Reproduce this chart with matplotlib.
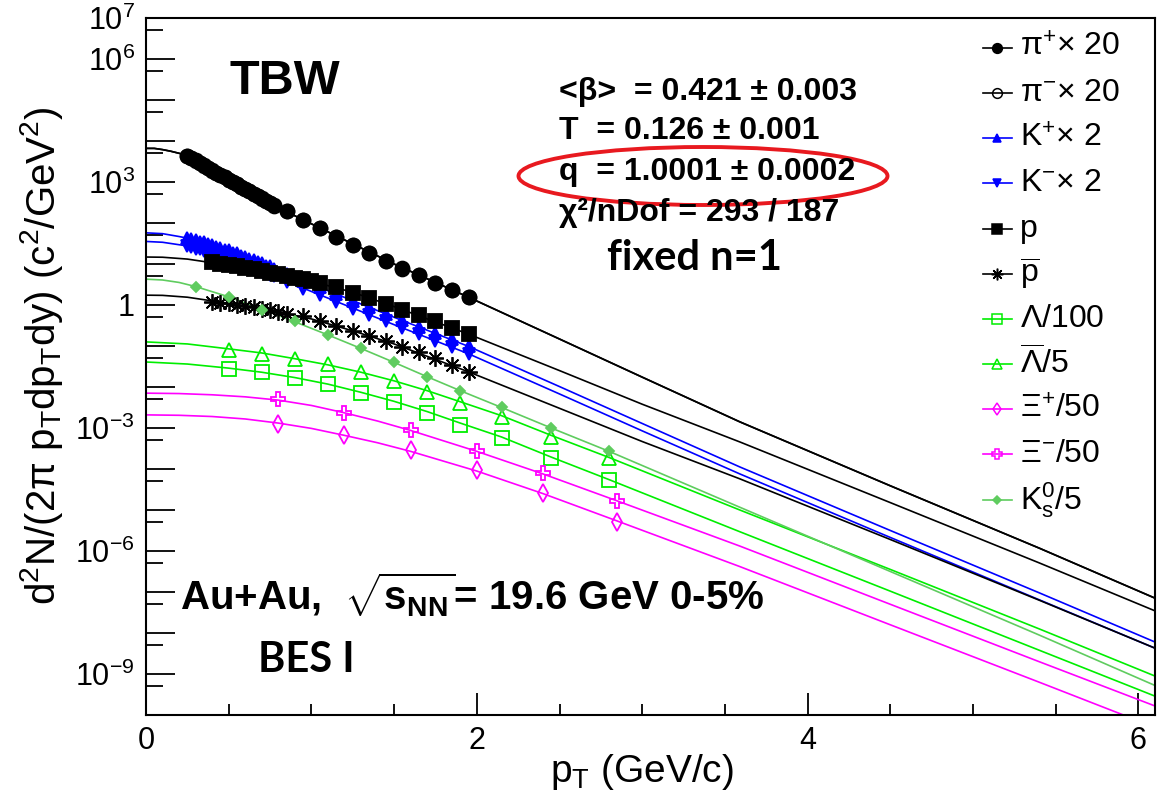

* * *

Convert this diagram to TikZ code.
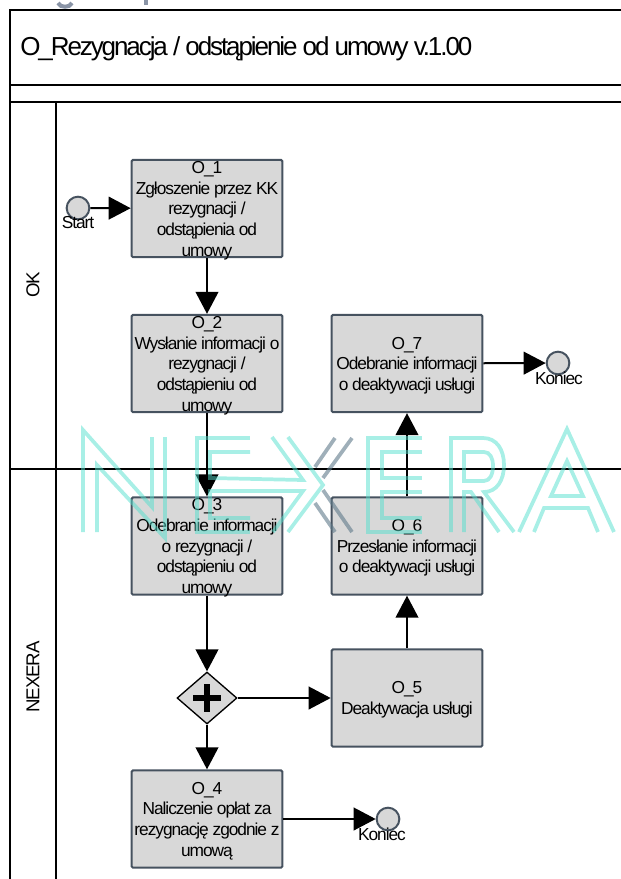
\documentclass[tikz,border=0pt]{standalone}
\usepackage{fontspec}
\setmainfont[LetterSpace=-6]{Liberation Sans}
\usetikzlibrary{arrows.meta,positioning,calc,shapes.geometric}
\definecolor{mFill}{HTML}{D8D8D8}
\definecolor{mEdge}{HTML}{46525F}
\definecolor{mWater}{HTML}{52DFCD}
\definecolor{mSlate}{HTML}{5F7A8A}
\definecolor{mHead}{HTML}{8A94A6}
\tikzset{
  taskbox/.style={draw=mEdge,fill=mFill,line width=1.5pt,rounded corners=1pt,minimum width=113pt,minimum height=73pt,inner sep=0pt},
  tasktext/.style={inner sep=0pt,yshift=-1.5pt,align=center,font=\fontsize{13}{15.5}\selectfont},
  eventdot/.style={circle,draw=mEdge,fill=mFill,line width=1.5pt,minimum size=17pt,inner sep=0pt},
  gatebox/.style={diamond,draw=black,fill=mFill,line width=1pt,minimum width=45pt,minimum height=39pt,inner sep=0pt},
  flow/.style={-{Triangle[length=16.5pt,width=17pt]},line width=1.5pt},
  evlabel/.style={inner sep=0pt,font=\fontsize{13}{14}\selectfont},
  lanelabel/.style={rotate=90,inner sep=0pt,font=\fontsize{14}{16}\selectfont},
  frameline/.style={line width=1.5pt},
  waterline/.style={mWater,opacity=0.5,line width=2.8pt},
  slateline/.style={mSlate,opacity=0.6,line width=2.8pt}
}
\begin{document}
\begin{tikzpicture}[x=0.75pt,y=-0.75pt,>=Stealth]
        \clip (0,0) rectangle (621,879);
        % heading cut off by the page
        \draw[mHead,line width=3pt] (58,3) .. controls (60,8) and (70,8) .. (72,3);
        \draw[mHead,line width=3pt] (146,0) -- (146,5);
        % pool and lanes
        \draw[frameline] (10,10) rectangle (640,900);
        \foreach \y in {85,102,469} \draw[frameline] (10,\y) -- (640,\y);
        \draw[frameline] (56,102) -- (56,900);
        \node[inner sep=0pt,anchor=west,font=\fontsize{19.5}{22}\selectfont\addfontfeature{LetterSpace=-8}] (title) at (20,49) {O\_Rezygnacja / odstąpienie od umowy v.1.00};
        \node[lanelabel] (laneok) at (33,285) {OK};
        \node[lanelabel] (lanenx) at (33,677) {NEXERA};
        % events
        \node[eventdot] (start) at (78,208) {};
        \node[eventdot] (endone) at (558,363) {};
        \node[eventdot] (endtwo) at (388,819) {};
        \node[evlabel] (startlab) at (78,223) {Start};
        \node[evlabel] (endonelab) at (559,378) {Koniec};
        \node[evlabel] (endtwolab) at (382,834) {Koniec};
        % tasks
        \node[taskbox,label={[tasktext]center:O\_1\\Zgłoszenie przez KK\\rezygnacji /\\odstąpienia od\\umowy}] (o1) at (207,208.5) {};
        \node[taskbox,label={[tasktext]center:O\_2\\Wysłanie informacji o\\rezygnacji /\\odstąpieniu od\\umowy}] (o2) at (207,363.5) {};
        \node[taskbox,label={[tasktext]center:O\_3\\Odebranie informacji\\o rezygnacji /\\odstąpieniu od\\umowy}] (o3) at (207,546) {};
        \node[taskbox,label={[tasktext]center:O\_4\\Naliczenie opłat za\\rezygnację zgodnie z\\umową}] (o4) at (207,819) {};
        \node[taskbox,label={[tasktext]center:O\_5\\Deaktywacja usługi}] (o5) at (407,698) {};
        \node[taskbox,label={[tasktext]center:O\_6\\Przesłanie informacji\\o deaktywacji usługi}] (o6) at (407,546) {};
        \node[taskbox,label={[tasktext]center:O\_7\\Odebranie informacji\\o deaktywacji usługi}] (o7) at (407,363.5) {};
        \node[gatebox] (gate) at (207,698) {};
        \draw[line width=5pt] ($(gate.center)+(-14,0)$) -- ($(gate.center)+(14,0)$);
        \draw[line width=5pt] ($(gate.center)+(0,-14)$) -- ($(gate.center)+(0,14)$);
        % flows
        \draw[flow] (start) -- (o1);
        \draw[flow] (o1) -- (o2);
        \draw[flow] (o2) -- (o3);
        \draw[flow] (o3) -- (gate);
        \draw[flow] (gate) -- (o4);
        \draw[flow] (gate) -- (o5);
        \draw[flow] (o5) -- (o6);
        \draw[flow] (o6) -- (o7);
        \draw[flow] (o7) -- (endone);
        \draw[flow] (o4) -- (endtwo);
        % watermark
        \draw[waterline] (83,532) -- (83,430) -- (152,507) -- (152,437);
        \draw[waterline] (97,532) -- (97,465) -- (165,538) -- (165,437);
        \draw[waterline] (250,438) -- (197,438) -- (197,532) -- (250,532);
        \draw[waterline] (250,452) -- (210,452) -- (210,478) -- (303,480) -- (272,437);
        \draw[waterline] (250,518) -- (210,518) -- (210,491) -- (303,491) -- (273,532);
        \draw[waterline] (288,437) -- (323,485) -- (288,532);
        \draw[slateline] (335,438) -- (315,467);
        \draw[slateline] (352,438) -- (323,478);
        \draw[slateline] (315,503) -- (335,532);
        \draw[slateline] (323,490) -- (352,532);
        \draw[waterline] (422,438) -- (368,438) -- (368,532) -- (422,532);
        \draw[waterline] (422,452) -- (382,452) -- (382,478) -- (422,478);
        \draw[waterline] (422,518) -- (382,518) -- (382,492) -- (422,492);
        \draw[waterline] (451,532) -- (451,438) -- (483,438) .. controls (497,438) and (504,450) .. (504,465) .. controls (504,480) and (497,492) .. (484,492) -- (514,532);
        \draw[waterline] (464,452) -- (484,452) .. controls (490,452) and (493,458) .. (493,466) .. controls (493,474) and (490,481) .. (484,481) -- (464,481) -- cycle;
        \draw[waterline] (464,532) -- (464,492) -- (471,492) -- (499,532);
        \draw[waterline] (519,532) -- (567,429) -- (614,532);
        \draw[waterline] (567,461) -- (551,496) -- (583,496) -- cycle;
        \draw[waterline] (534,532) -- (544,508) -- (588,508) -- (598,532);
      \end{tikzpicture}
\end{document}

● TASK DESCRIPTION: Identify all lines where the word "this" shows up. Copy them.

● EXERCISE SOLUTION:
Reproduce this chart with matplotlib.
Convert this diagram to TikZ code.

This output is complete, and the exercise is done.